Black athletes and artists may not have experienced those years in the same way, but I still get where he’s coming from. I love Hamilton and Thai food. I would be irritated if anyone reduced this to cultural appropriation. I rejoice in the vision of Revelation that all the nations bring their treasures into the heavenly city. The riches of each of our cultures is ultimately for the common good. We should not shut others out. But neither does this reality preclude us from acknowledging and redressing the fallout from historic injustices.

Likewise, Strachan fears that “wokeness” leads to failure to acknowledge and rejoice in the genuine progress that the United States has made in redressing racism. This point is important both in terms of simple fairness to the historical record (few African Americans today consider the 1950s the “golden age” some of their white peers do), and in terms of the realities of human motivation. Focusing solely on what is wrong can be draining; remembering also what has improved is actually inspiring and motivating—by God’s grace, through our obedience, things can change!

Finally, Strachan reminds the reader that not all African Americans think alike and not all white Americans think alike. This is also a salutary caution. Black and white Christians exist across the political and religious spectrum. At the same time, if voting patterns and issues of concern are strikingly different on average between Black and white Christians, as they in fact are (Tisby, 185–189), this reality points to the fact that these groups are experiencing life very differently on the whole and it is all the more important to listen to one another.

Strachan returns explicitly to Machen on page 55: “Though fundamentalists and some conservative evangelicals earned a reputation as pugnacious…in actual historical fact, the fundamentalists didn’t fight nearly enough….They lost their churches, they lost their seminaries, they lost their missions agencies, they lost their parachurch organizations…. Though Machen made a brave, even heroic stand, the true outcome of the fundamentalist-modernist controversy was a clear loss for the conservatives and a clear win for the liberals.”

In other words, Strachan argues that contemporary evangelicals need to be more pugnacious against “wokeness” than fundamentalists were against Protestant liberal “modernists.” They need to give no quarter to the idea that any form of structural oppression exists in the United States today, lest the evangelical church slide into Marxism and ultimately abandon the gospel.

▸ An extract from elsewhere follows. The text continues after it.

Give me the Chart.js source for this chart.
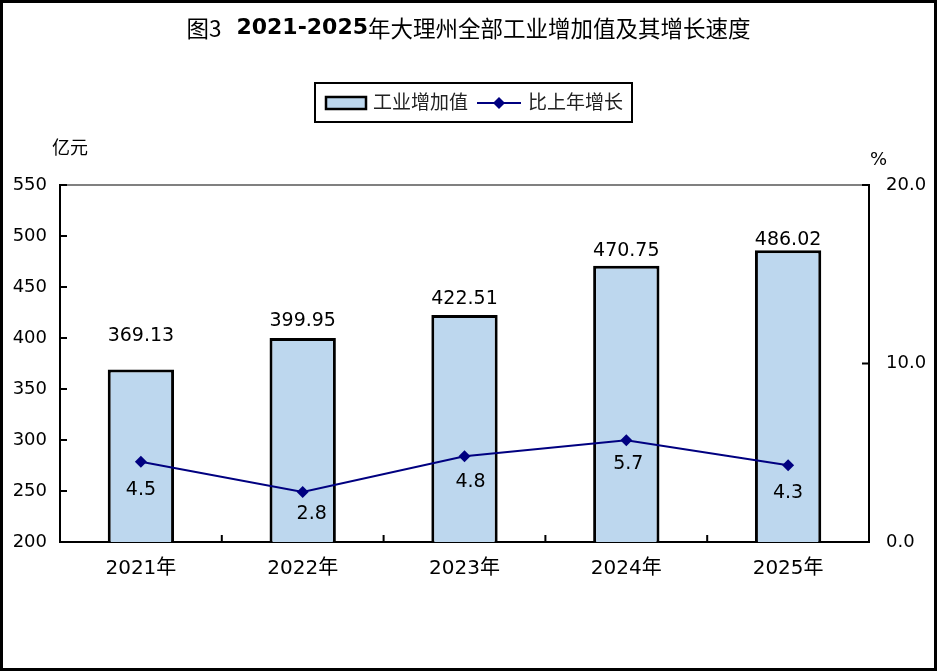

Fundamentally, Strachan commits the “slippery slope” fallacy. Throughout the book, he engages the most extreme views of some secular advocates of systemic racism as representative of “wokeness” because he believes that if you acknowledge structural injustices at all, you will eventually end up where they are. Anglican theologian Esau McCaulley has recently articulated the problems with this type of “straw manning.” For one thing, it is empirically untrue. The church is full of robustly orthodox voices who believe that redressing the effects of hundreds of years of racial inequality in the United States is one of the moral obligations for Christians today.

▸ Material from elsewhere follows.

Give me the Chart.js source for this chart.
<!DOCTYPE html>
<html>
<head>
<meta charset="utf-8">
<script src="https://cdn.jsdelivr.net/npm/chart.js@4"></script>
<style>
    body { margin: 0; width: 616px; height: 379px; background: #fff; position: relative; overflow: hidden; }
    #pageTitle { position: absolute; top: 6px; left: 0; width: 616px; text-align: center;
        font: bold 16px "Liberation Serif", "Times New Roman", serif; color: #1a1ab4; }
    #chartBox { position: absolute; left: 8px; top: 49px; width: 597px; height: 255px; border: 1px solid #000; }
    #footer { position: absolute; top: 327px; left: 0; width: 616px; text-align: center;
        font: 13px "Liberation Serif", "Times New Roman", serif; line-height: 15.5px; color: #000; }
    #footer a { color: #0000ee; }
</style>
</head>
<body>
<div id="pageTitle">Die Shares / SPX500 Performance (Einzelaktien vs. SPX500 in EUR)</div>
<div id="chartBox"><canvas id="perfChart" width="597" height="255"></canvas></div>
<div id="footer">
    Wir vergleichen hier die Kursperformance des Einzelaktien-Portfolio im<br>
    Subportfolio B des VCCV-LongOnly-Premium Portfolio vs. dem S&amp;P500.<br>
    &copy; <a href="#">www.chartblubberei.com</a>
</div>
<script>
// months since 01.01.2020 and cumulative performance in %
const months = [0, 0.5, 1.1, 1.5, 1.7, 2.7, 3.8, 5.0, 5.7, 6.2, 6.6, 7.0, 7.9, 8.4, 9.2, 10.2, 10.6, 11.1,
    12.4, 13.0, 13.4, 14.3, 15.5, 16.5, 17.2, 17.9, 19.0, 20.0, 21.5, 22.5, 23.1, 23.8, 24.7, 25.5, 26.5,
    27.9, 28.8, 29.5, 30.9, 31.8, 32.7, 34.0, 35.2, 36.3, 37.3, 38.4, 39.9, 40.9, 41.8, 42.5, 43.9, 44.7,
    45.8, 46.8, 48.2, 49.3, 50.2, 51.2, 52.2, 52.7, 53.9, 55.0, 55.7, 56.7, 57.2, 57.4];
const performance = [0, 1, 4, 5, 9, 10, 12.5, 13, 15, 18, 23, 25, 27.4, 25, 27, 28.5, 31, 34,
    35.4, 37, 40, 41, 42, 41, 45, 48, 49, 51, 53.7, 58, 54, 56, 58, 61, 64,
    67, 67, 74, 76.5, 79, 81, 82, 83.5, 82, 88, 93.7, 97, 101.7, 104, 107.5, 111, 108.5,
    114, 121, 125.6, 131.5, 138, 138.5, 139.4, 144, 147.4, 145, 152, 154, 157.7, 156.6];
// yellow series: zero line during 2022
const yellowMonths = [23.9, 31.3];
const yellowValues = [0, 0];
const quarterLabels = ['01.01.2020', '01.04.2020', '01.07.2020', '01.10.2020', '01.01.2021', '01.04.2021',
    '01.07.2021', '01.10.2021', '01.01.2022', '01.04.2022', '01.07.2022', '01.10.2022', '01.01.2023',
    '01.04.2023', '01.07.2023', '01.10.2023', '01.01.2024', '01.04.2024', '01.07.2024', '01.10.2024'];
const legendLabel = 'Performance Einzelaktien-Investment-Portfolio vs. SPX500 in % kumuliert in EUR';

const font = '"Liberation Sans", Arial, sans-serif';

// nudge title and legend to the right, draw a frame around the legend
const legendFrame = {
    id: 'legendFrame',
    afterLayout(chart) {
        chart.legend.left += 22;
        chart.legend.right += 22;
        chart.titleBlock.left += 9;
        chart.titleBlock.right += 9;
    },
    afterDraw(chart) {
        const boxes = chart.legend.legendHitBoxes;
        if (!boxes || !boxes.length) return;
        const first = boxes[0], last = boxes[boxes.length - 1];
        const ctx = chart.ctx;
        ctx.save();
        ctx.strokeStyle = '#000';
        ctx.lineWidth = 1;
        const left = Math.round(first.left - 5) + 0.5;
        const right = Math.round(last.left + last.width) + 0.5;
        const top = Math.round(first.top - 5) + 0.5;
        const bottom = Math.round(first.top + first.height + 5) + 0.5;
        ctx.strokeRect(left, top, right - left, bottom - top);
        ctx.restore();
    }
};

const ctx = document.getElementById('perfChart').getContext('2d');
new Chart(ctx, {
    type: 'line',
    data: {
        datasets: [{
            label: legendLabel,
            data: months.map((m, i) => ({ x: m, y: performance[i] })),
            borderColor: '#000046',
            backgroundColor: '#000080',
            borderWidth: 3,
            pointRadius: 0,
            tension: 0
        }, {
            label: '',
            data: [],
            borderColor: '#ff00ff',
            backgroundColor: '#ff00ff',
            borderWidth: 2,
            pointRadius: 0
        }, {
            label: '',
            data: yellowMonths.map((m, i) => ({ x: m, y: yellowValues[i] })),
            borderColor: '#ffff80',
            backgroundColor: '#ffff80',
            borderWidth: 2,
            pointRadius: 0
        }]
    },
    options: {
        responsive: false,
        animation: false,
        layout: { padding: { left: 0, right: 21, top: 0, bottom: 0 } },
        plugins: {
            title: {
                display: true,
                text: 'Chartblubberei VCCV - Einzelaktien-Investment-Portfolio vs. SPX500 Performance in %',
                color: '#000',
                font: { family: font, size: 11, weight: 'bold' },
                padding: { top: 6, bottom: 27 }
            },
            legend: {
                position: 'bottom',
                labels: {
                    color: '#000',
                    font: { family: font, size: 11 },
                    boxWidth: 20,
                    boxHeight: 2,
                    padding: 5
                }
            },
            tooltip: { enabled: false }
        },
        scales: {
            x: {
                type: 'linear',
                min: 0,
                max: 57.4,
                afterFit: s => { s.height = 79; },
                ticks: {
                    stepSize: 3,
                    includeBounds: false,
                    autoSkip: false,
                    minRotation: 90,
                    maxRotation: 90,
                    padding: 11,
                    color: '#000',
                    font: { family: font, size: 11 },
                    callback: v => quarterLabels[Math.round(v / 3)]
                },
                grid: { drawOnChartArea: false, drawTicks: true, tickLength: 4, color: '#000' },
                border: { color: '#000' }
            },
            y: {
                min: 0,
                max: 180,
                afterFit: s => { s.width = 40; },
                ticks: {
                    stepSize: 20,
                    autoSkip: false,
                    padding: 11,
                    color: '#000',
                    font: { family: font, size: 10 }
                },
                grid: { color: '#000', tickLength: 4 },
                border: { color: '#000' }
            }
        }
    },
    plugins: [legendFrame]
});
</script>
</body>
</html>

In the end, by invoking the comparison with Machen and early twentieth-century fundamentalists in his call to arms against “wokeness,” Strachan argues that a Christian who is convinced by the historical evidence that sins of the American past have effects that last into the American present and who is convinced by the theological evidence that it is our duty to materially assist people harmed by those sins…is as great a threat to the church today as those who denied the divinity of Christ were a hundred years ago.

So to answer the question in the title of this review, is it time for fundamentalism again? Yes—but not in the way Strachan thinks. It is time to remember what is truly fundamental to the Christian faith. Jesus commands us to love God and love our neighbor. Fulfilling these two greatest commandments requires orthodoxy and orthopraxis. Evangelism and care for the disadvantaged. Discipleship in personal holiness and alleviating the conditions which harm our neighbors. We can walk and chew gum. Because Jesus commands it. And what Jesus commands, the Holy Spirit empowers.